Cos’è allora? Riflettendoci sopra ci accorgiamo che la radice del comportamento di questi sedicenti animalisti è la stessa dei talebani in Afghanistan, degli estremisti islamici, degli americani con la loro missione imperiale, dei nazisti con il “Gott mit uns”, dei sionisti, insomma di tutti coloro che si sentono ‘speciali’, che sentono incombere su di sé il compito di trasformare il mondo.
Il sentimento della propria ‘eccezionalità’ – come notava sagacemente Vladimir Putin in un suo recente intervento sul New York Times[2] in occasione della crisi siriana – è estremamente pericoloso; ha portato sempre alle peggiori catastrofi.
Il sentirci ‘diversi’, ‘migliori’ il pensare che solo noi abbiamo le giuste ricette per la salvezza del mondo è già violenza.
Già opposizione, dunque mancanza di attenzione, di comprensione nei confronti dell’altro.
Come giustamente faceva notare Massimo Scaligero negli anni della rivolta giovanile, lo stesso marciare per la pace può essere foriero di guerra.
“Quando si vedono cortei in marcia, pacifici o minacciosi, sotto qualunque segno essi muovano, recanti cartelloni o grandi ritratti, occorre pensare che, per quanto ciò possa essere l’espressione di sentimenti giustificati, è il segno di una mancanza di fiducia nella ragione umana: è il segno della persistente incapacità dell’uomo a operare mediante l’impulso della conoscenza, a muovere la realtà con la forza della moralità e della sua logica[3]”.
Se io alla volontà di pace associo – invece di sentirmi corresponsabile della condizione del mondo in cui vivo e quindi anche della guerra – la totale responsabilizzazione degli “altri” e la mia completa estraneità, porto in me il germe dell’avversione.

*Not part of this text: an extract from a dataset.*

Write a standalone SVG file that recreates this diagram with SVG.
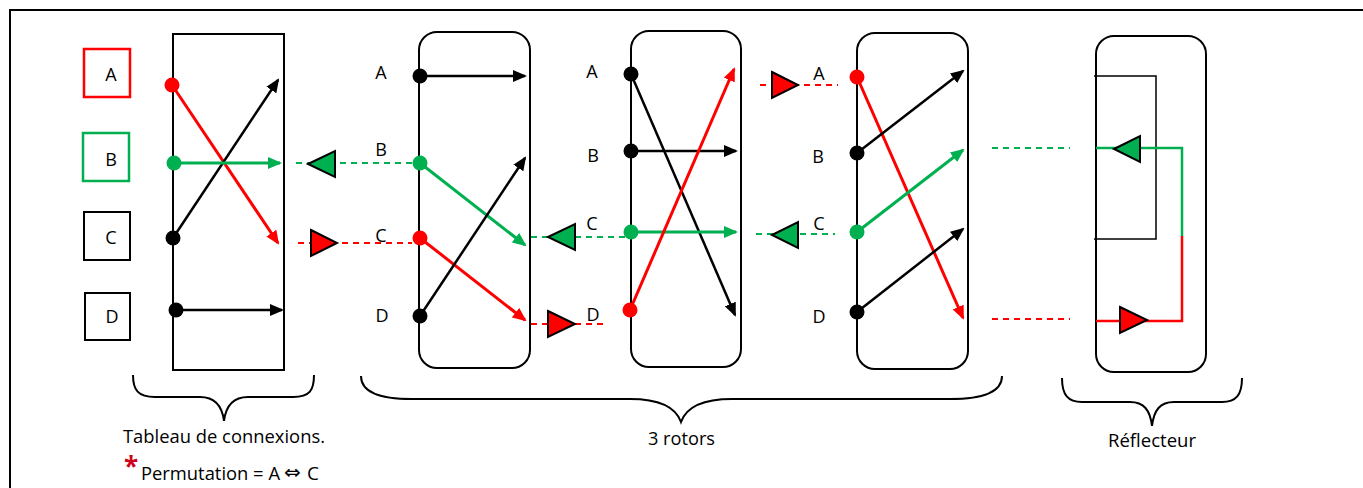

Marcio per la pace ma preparo la guerra.
Lo stesso potremmo dire riguardo a questa brutta storia italiana. C’è chi crede di amare il mondo animale ma in realtà fa esattamente l’opposto di quanto il mondo animale gli chiede: vale a dire crescita di coscienza e sviluppo morale.
La richiesta di rispetto e comprensione che il mondo animale ci fa non passa per l’avversione verso l’altro essere umano, ma per una nostra personale crescita interiore.
In particolare non può essere ammissibile – in nessun caso e per nessun motivo – aggredire altre persone a solo motivo delle loro idee.
Questo significa lavorare contro l’evoluzione e contribuire al degrado del nostro mondo.
Come scriveva Annie Heuser, cofondatrice delle scuole Waldorf: “Non basta neanche essere disposti a sacrificare le proprie idee sull’altare della verità; occorre, piuttosto, percorrere quel processo che conduce alla perdita di ogni appoggio precedente. E, coscientemente attivi, sopportare, senza perdere se stessi, il buio che ne segue”.
Vale a dire essere pronti ad andare oltre ogni verità conquistata, rinunciare ad ogni appoggio, essere in grado di accogliere le idee dell’altro con interesse e rispetto.
Non sarebbe male iniziare a provarci.